Supreme Court to weigh Trump's firing of FTC member in test of presidential power [View all]
Source: Reuters
December 5, 2025 6:34 AM EST Updated 13 mins ago
WASHINGTON, Dec 5 (Reuters) - The U.S. Supreme Court next week weighs the legality of Donald Trump's firing of a Federal Trade Commission member in a major test of presidential power over agencies set up by Congress to be insulated from White House control in a case that could imperil a 90-year-old legal precedent.

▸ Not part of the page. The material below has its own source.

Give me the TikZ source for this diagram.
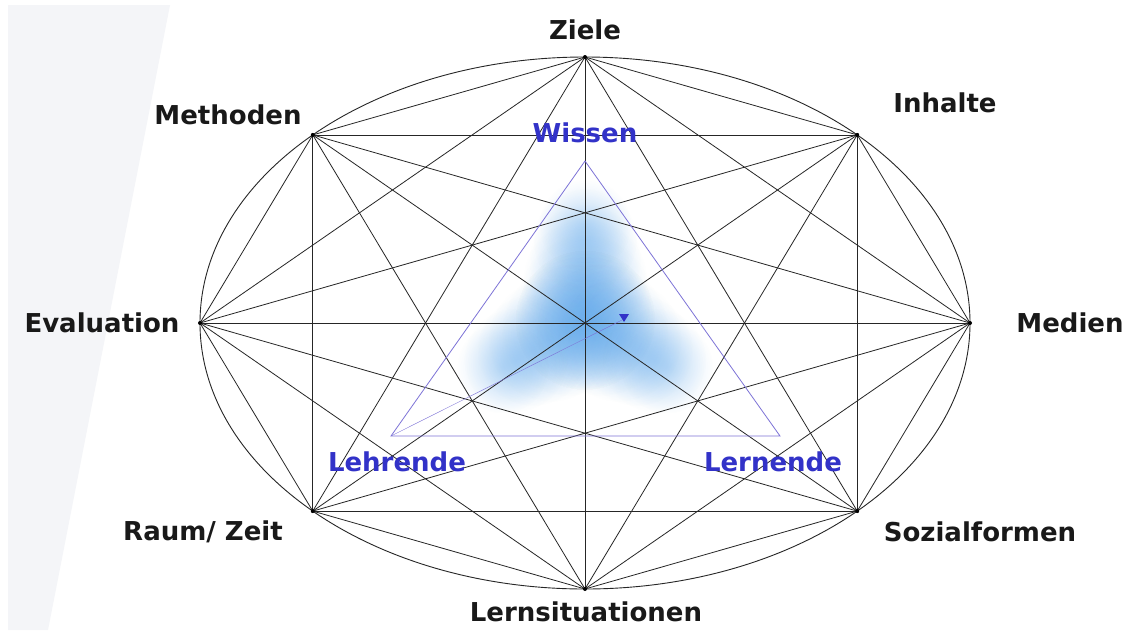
\documentclass[tikz,border=0pt]{standalone}
\usepackage{fontspec}
\setmainfont{DejaVu Sans}
\usetikzlibrary{positioning,calc,fadings}
\definecolor{labelblue}{RGB}{50,50,200}
\definecolor{trianglepurple}{RGB}{125,115,215}
\definecolor{blobblue}{RGB}{80,160,235}
\definecolor{bandgray}{RGB}{244,245,248}
\tikzfading[name=softblob, inner color=transparent!0, outer color=transparent!100]

\begin{document}
\begin{tikzpicture}[x=1pt, y=-1pt,
    chord/.style={draw=black!85, line width=0.8pt},
    rim/.style={draw=black!85, line width=0.9pt},
    aspect/.style={font=\bfseries\fontsize{26}{30}\selectfont, text=black!90, inner sep=0pt},
    pole/.style={font=\bfseries\fontsize{26}{30}\selectfont, text=labelblue, inner sep=0pt},
    tri/.style={draw=trianglepurple, line width=0.8pt},
    glow/.style={fill=blobblue, path fading=softblob, fill opacity=0.25}
]
    \useasboundingbox (0,0) rectangle (1132,630);
    \fill[white] (0,0) rectangle (1132,630);
    \fill[bandgray] (8,5) -- (170,5) -- (48,630) -- (8,630) -- cycle;

    % blue glow in the middle
    \foreach \a in {90,210,330}
        \foreach \d/\r in {0/70,20/66,40/62,60/56,80/52,95/46}
            \fill[glow] ({585+\d*cos(\a)}, {320-\d*sin(\a)}) circle (\r);

    % points on the ellipse
    \foreach \i in {0,...,7}
        \coordinate (p\i) at ({585+385*cos(45*\i)}, {323-266*sin(45*\i)});

    \draw[rim] (585,323) ellipse (385 and 266);
    \foreach \i in {0,...,6} {
        \pgfmathtruncatemacro\jstart{\i+1}
        \foreach \j in {\jstart,...,7}
            \draw[chord] (p\i) -- (p\j);
    }
    \foreach \i in {0,...,7}
        \fill (p\i) circle (2);

    % triangle
    \coordinate (twissen) at (585,161);
    \coordinate (tlehr) at (391,436);
    \coordinate (tlern) at (780,436);
    \coordinate (tip) at (624,319);
    \draw[tri] (twissen) -- (tlehr) -- (tlern) -- cycle;
    \draw[trianglepurple, line width=0.4pt] (tlehr) -- (tip);
    \fill[labelblue] ($(tip)+(-5,-5)$) -- ($(tip)+(5,-5)$) -- ($(tip)+(0,3)$) -- cycle;

    \node[pole] (wissen) at (585,133) {Wissen};
    \node[pole] (lehrende) at (397,462) {Lehrende};
    \node[pole] (lernende) at (773,462) {Lernende};

    \node[aspect] (ziele) at (585,30) {Ziele};
    \node[aspect] (inhalte) at (945,103) {Inhalte};
    \node[aspect] (methoden) at (228,115) {Methoden};
    \node[aspect] (evaluation) at (102,323) {Evaluation};
    \node[aspect] (medien) at (1070,323) {Medien};
    \node[aspect] (raumzeit) at (203,532) {Raum/ Zeit};
    \node[aspect] (sozial) at (980,532) {Sozialformen};
    \node[aspect] (lernsit) at (586,612) {Lernsituationen};
\end{tikzpicture}
\end{document}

The court hears arguments on Monday in the Justice Department's appeal of a lower court's decision that Trump exceeded his authority when he moved to dismiss Democratic FTC member Rebecca Slaughter in March before her term was set to expire. The case gives the court, which has a 6-3 conservative majority, an opportunity to overturn a New Deal-era Supreme Court precedent in a case called Humphrey's Executor v. United States that has shielded the heads of independent agencies from removal since 1935.
Such an outcome would be welcomed by proponents of a conservative legal doctrine called the "unitary executive" theory who see the president as possessing sole authority over the executive branch including the power to fire heads of independent agencies at will and pick their replacements.
Critics of this doctrine note that Congress enacted tenure-protected terms for independent agency heads to keep these offices free from political interference. Making such officials removable at the president's whim, they say, would threaten the regulatory stability relied upon by businesses, consumers and the American public.